The Slate/Gore story is illustrative. It assumes that the media go soft on Bush and hard on Democrats because of personality and pique and the "pushback" they get from the right. The right isn't calming down, but the left is successfully adopting its tactics, slamming the mainstream media across a growing infrastructure, emailing the hell out of disobedient anchors and pundits. Boehlert notes that NBC's Brian Williams blogged his own frustration when left-wing websites demanded his broadcast run exposes of a May 2002 memo that revealed Tony Blair's opinion that an American-led Iraq war was going to happen, no matter the diplomacy or the facts. "One more note to those of you who are part of the mass e-mail project on the so-called Downing Street Memo," Williams wrote. "That's enough, we get it." Earlier this month, Richard Cohen—columnist for the perfidious Washington Post—cranked out a whiny column arguing that Stephen Colbert's Bush-baiting performance at the White House Correspondents' Association Dinner wasn't funny. Less than a week later, Cohen cried out under the weight of thousands of angry emails from readers egged on by liberal blogs.

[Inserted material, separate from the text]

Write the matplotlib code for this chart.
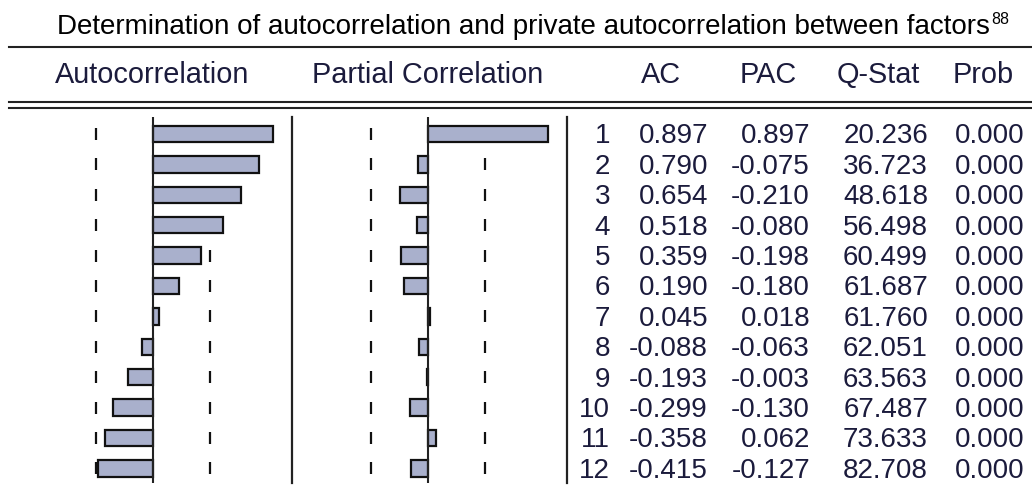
import matplotlib
matplotlib.use("Agg")
import matplotlib.pyplot as plt
from matplotlib.transforms import blended_transform_factory

plt.rcParams['font.family'] = ['Liberation Sans', 'DejaVu Sans']

# values
lags = list(range(1, 13))
ac = [0.897, 0.790, 0.654, 0.518, 0.359, 0.190, 0.045, -0.088, -0.193, -0.299, -0.358, -0.415]
pac = [0.897, -0.075, -0.210, -0.080, -0.198, -0.180, 0.018, -0.063, -0.003, -0.130, 0.062, -0.127]
qstat = [20.236, 36.723, 48.618, 56.498, 60.499, 61.687, 61.760, 62.051, 63.563, 67.487, 73.633, 82.708]
prob = [0.000] * 12
conf = 0.427
headers = ["Autocorrelation", "Partial Correlation", "AC", "PAC", "Q-Stat", "Prob"]
title = "Determination of autocorrelation and private autocorrelation between factors"

W, H = 1032, 494
fig = plt.figure(figsize=(W / 100, H / 100), dpi=100)

def px_axes(x0, y0, x1, y1):
    # pixel box (top-left origin) -> figure axes
    return fig.add_axes([x0 / W, 1 - y1 / H, (x1 - x0) / W, (y1 - y0) / H])

bar_fill = "#A9B0CC"
line_col = "#222222"
txt_col = "#1b1b3c"

ax_acf = px_axes(17, 117, 292.3, 483)
ax_pacf = px_axes(291.5, 117, 566.7, 483)

for ax, vals in [(ax_acf, ac), (ax_pacf, pac)]:
    ax.set_xlim(-1.02, 1.04)
    ax.set_ylim(12.48, 0.44)
    ax.plot([-conf] * len(lags), lags, ls="none", marker="|", ms=8.5, mew=1.6, color="#111111", zorder=1)
    ax.plot([conf] * len(lags), lags, ls="none", marker="|", ms=8.5, mew=1.6, color="#111111", zorder=1)
    ax.barh(lags, vals, height=0.54, color=bar_fill, edgecolor="#111111", linewidth=1.6, zorder=2)
    ax.axvline(0, color=line_col, lw=1.5, zorder=3)
    for s in ["top", "bottom", "left"]:
        ax.spines[s].set_visible(False)
    ax.spines["right"].set_color(line_col)
    ax.spines["right"].set_linewidth(1.6)
    ax.set_xticks([])
    ax.set_yticks([])
    ax.patch.set_alpha(0)

ax_t = fig.add_axes([0, 0, 1, 1], zorder=-1)
ax_t.set_xlim(0, W)
ax_t.set_ylim(H, 0)
ax_t.axis("off")

# title with superscript
ax_t.text(990, 34.3, title, ha="right", va="baseline", fontsize=20, color="black")
ax_t.text(991, 24.5, "88", ha="left", va="baseline", fontsize=11.5, color="black")

# rules
ax_t.plot([9, W], [46.7, 46.7], color=line_col, lw=1.5)
ax_t.plot([9, W], [101.8, 101.8], color=line_col, lw=1.5)
ax_t.plot([9, W], [108.0, 108.0], color=line_col, lw=1.5)

# headers
head_x = [152, 428, 661, 768, 878, 983]
for hx, h in zip(head_x, headers):
    ax_t.text(hx, 83.3, h, ha="center", va="baseline", fontsize=20.8, color=txt_col)

# table rows, y tied to the bar axes scale
tr = blended_transform_factory(ax_t.transData, ax_acf.transData)
cols_x = [610, 708, 810, 928, 1025]
for i, lag in enumerate(lags):
    row = [str(lag), f"{ac[i]:.3f}", f"{pac[i]:.3f}", f"{qstat[i]:.3f}", f"{prob[i]:.3f}"]
    for cx, s in zip(cols_x, row):
        ax_t.text(cx, lag + 0.31, s, ha="right", va="baseline", fontsize=20,
                  color=txt_col, transform=tr)

fig.savefig("out.png", dpi=100)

Any good partisan tract will get a few things right. Boehlert has penned a hilarious chapter on ABC's political email "The Note," a compilation of sniping and misplaced hyperbole that represents the worst habits of the DC press corps. There's a fine roundup of bogus reporting and self-promotion that led the media to misrepresent intelligence and help grease the rails for the Iraq War's rollout. But this isn't criticism motivated by the shallowness of modern media or the way foreign policy is covered. It comes from a movement to make reporters take Democrats more seriously. Anyone who enjoys the way red-blue divisions are used to define everything in American culture is going to love it. For the rest of us: Tough luck.